Yeah, okay ... but you do know that there's no such thing as a "flux capacitor", right? :)

Jim Jordan said...

The truth is that when bosses refuse to use egoistic qualifiers and instead govern their businesses through the prism of reality they achieve a sustainable equilibrium that leads to success, which is what the success gurus were getting at. In other words (plain English?) they blend the needs of the employees with the needs of the company, and they listen to the needs of the employee.

Just this morning I was waiting for a potential client to show up at his business when someone greeted me. I looked up to see an old friend I worked with for 11 years (1985-1996). I asked him if he was working that day, and he scoffed at me, "Jimmy, you know I don't work Mondays." Then I realized he had the same schedule I set up with him in 1991! He and his cousin needed off Mondays for some good reason (volunteering at church I think) and they were still off that day 18 years later. On top of that, he confirmed the other two cooks were off the same day they were always off back in the day. Who picked those days off? They did.
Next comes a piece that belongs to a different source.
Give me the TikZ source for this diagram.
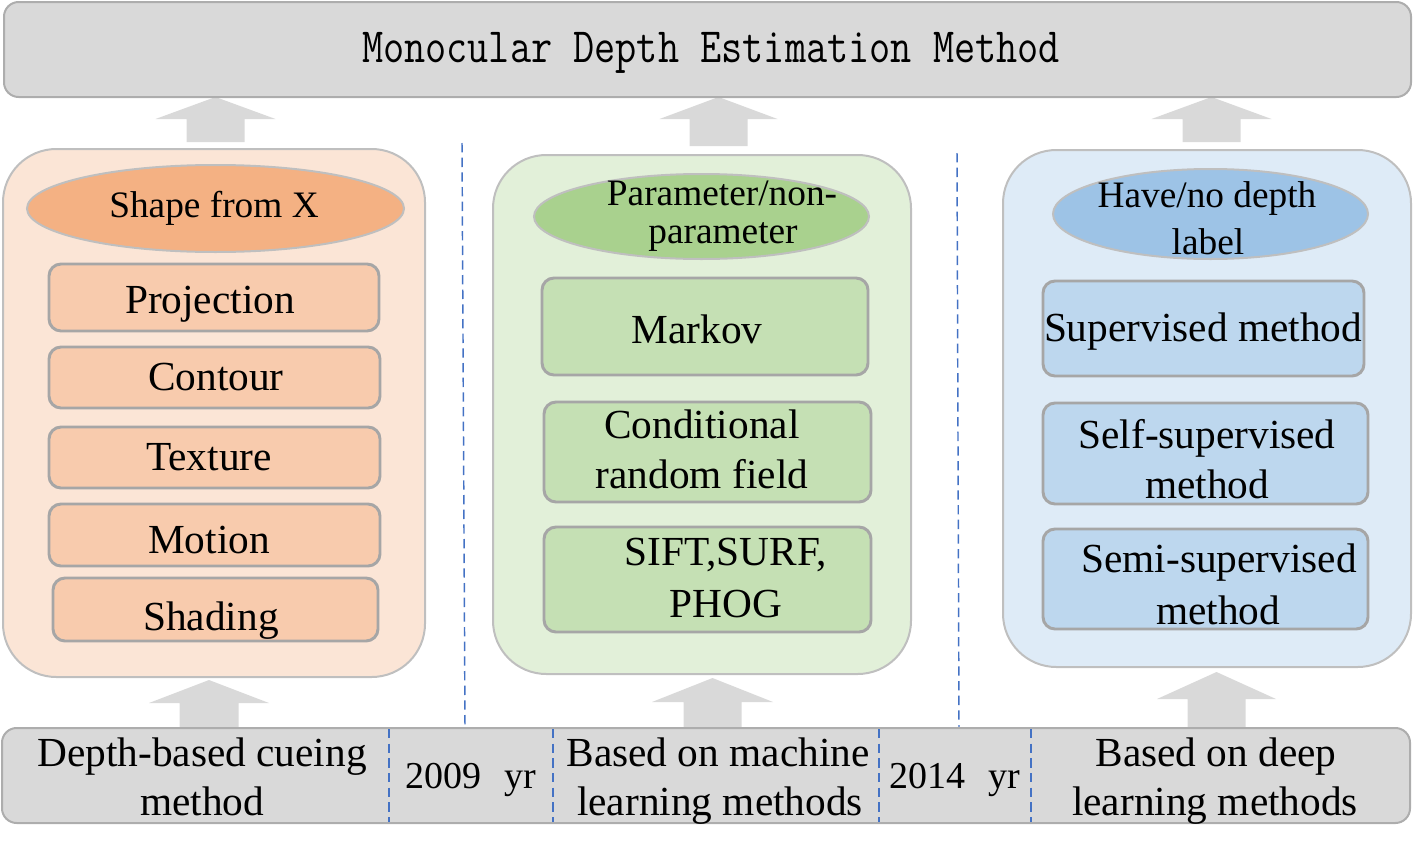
\documentclass[tikz,border=0pt]{standalone}
\usepackage{fontspec}
\usepackage{graphicx}
\setmainfont{Liberation Serif}
\usetikzlibrary{fit,shapes.geometric}
\definecolor{graybox}{HTML}{D9D9D9}
\definecolor{grayedge}{HTML}{ADADAD}
\definecolor{arrgray}{HTML}{D9D9D9}
\definecolor{paneledge}{HTML}{BFBFBF}
\definecolor{itemedge}{HTML}{A6A6A6}
\definecolor{orpanel}{HTML}{FBE5D6}
\definecolor{oroval}{HTML}{F4B183}
\definecolor{orbox}{HTML}{F8CBAD}
\definecolor{grpanel}{HTML}{E2F0D9}
\definecolor{groval}{HTML}{A9D18E}
\definecolor{grbox}{HTML}{C5E0B4}
\definecolor{blpanel}{HTML}{DEEBF7}
\definecolor{bloval}{HTML}{9DC3E6}
\definecolor{blbox}{HTML}{BDD7EE}
\definecolor{dashblue}{HTML}{4472C4}
\newcommand{\MyUpArrow}[6]{%
  \fill[arrgray] (#1,#2) -- (#1+#5,#3) -- (#1+#6,#3) -- (#1+#6,#4) -- (#1-#6,#4) -- (#1-#6,#3) -- (#1-#5,#3) -- cycle;}
\begin{document}
\begin{tikzpicture}[x=0.75pt,y=-0.75pt,
  bandbox/.style={draw=grayedge, line width=1.5pt, fill=graybox, rounded corners=11pt, inner sep=0pt},
  panelbox/.style={draw=paneledge, line width=1.5pt, rounded corners=40pt, inner sep=0pt},
  itembox/.style={draw=itemedge, line width=2.2pt, rounded corners=9pt, inner sep=0pt},
  ovalbox/.style={ellipse, draw=paneledge, line width=1.5pt, inner sep=0pt},
  btxt/.style={font=\fontsize{31}{37}\selectfont, anchor=base, inner sep=0pt},
  otxt/.style={font=\fontsize{28}{33}\selectfont, anchor=base, inner sep=0pt},
  ytxt/.style={font=\fontsize{28.5}{34}\selectfont, anchor=base, inner sep=0pt},
  divider/.style={draw=dashblue, line width=1.1pt, dash pattern=on 7pt off 4pt}]
\useasboundingbox (0,0) rectangle (1413,853);

% up arrows
\MyUpArrow{215.5}{97}{119}{142}{60}{29}
\MyUpArrow{718.5}{97}{119}{146}{59}{29}
\MyUpArrow{1211.5}{97}{119}{142}{60}{29}
\MyUpArrow{209}{680}{703}{728}{60}{29.5}
\MyUpArrow{712.5}{678}{702}{728}{60.5}{29}
\MyUpArrow{1216.5}{672}{699}{728}{59.5}{29}

% long dashed separators
\coordinate (s1a) at (462,143);
\coordinate (s1b) at (465,727);
\coordinate (s2a) at (957,153);
\coordinate (s2b) at (959,729);
\draw[divider] (s1a) -- (s1b);
\draw[divider] (s2a) -- (s2b);

% top box
\node[bandbox, fit={(4,2) (1411,97)}] (top) {};
\node[font=\ttfamily\fontsize{30.8}{34}\selectfont, anchor=base, inner sep=0pt] (title) at (711,62)
  {\scalebox{1}[1.2]{Monocular Depth Estimation Method}};

% left panel
\node[panelbox, fill=orpanel, fit={(3,149) (425,677)}] (lpanel) {};
\node[ovalbox, fill=oroval, minimum width=282.75pt, minimum height=65.25pt] (loval) at (215.5,208.5) {};
\node[otxt] (lovalt) at (214,217) {Shape from X};
\node[itembox, fill=orbox, fit={(49,264) (379,331)}] (proj) {};
\node[btxt] (projt) at (210,313) {Projection};
\node[itembox, fill=orbox, fit={(49,347) (380,408)}] (cont) {};
\node[btxt] (contt) at (216,390) {Contour};
\node[itembox, fill=orbox, fit={(49,427) (380,488)}] (text) {};
\node[btxt] (textt) at (209,470) {Texture};
\node[itembox, fill=orbox, fit={(49,504) (380,566)}] (moti) {};
\node[btxt] (motit) at (209,553) {Motion};
\node[itembox, fill=orbox, fit={(53,578) (378,641)}] (shad) {};
\node[btxt] (shadt) at (211,630) {Shading};

% middle panel
\node[panelbox, fill=grpanel, fit={(493,155) (911,674)}] (mpanel) {};
\node[ovalbox, fill=groval, minimum width=251.25pt, minimum height=63.75pt] (moval) at (701.5,216.5) {};
\node[otxt] (movalt1) at (722,205) {Parameter/non-};
\node[otxt] (movalt2) at (723,243) {parameter};
\node[itembox, fill=grbox, fit={(542,278) (868,375)}] (mark) {};
\node[btxt] (markt) at (697,343) {Markov};
\node[itembox, fill=grbox, fit={(544,402) (871,502)}] (crf) {};
\node[btxt] (crft1) at (702,438) {Conditional};
\node[btxt] (crft2) at (702,488) {random field};
\node[itembox, fill=grbox, fit={(544,527) (871,632)}] (sift) {};
\node[btxt] (siftt1) at (726,565) {SIFT,SURF,};
\node[btxt] (siftt2) at (726,617) {PHOG};

% right panel
\node[panelbox, fill=blpanel, fit={(1003,150) (1411,667)}] (rpanel) {};
\node[ovalbox, fill=bloval, minimum width=236.25pt, minimum height=67.5pt] (roval) at (1210.5,214) {};
\node[otxt] (rovalt1) at (1207,207) {Have/no depth};
\node[otxt] (rovalt2) at (1208,254) {label};
\node[itembox, fill=blbox, fit={(1043,281) (1364,376)}] (sup) {};
\node[btxt] (supt) at (1203,341) {Supervised method};
\node[itembox, fill=blbox, fit={(1043,403) (1368,504)}] (self) {};
\node[btxt] (selft1) at (1207,448) {Self-supervised};
\node[btxt] (selft2) at (1207,498) {method};
\node[itembox, fill=blbox, fit={(1043,529) (1368,629)}] (semi) {};
\node[btxt] (semit1) at (1219,572) {Semi-supervised};
\node[btxt] (semit2) at (1218,624) {method};

% bottom band
\node[bandbox, fit={(2,728) (1410,823)}] (bottom) {};
\coordinate (d1a) at (389,729); \coordinate (d1b) at (389,822);
\coordinate (d2a) at (553,729); \coordinate (d2b) at (553,822);
\coordinate (d3a) at (879,729); \coordinate (d3b) at (879,822);
\coordinate (d4a) at (1031,729); \coordinate (d4b) at (1031,822);
\draw[divider] (d1a) -- (d1b);
\draw[divider] (d2a) -- (d2b);
\draw[divider] (d3a) -- (d3b);
\draw[divider] (d4a) -- (d4b);
\node[btxt] (b1a) at (202,766) {Depth-based cueing};
\node[btxt] (b1b) at (202,815) {method};
\node[ytxt] (y1) at (471,788) {2009\hspace{17pt}yr};
\node[btxt] (b2a) at (718,766) {Based on machine};
\node[btxt] (b2b) at (720,815) {learning methods};
\node[ytxt] (y2) at (955,788) {2014\hspace{17pt}yr};
\node[btxt] (b3a) at (1216,766) {Based on deep};
\node[btxt] (b3b) at (1215,815) {learning methods};
\end{tikzpicture}
\end{document}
I'm glad I listened to them.

David said...

Yeah huh! I saw it in Back To The Future. That can't be fake, I saw it on TV. :P

Stan said...

Jim, what are you trying to do, make businesses reasonable? Come on! :)

David, you're right. My bad. :)

FzxGkJssFrk said...

The point about communication is very, very well taken. It's only been in the last couple of years that I've realized how critical good communications skills are to success in the professional world.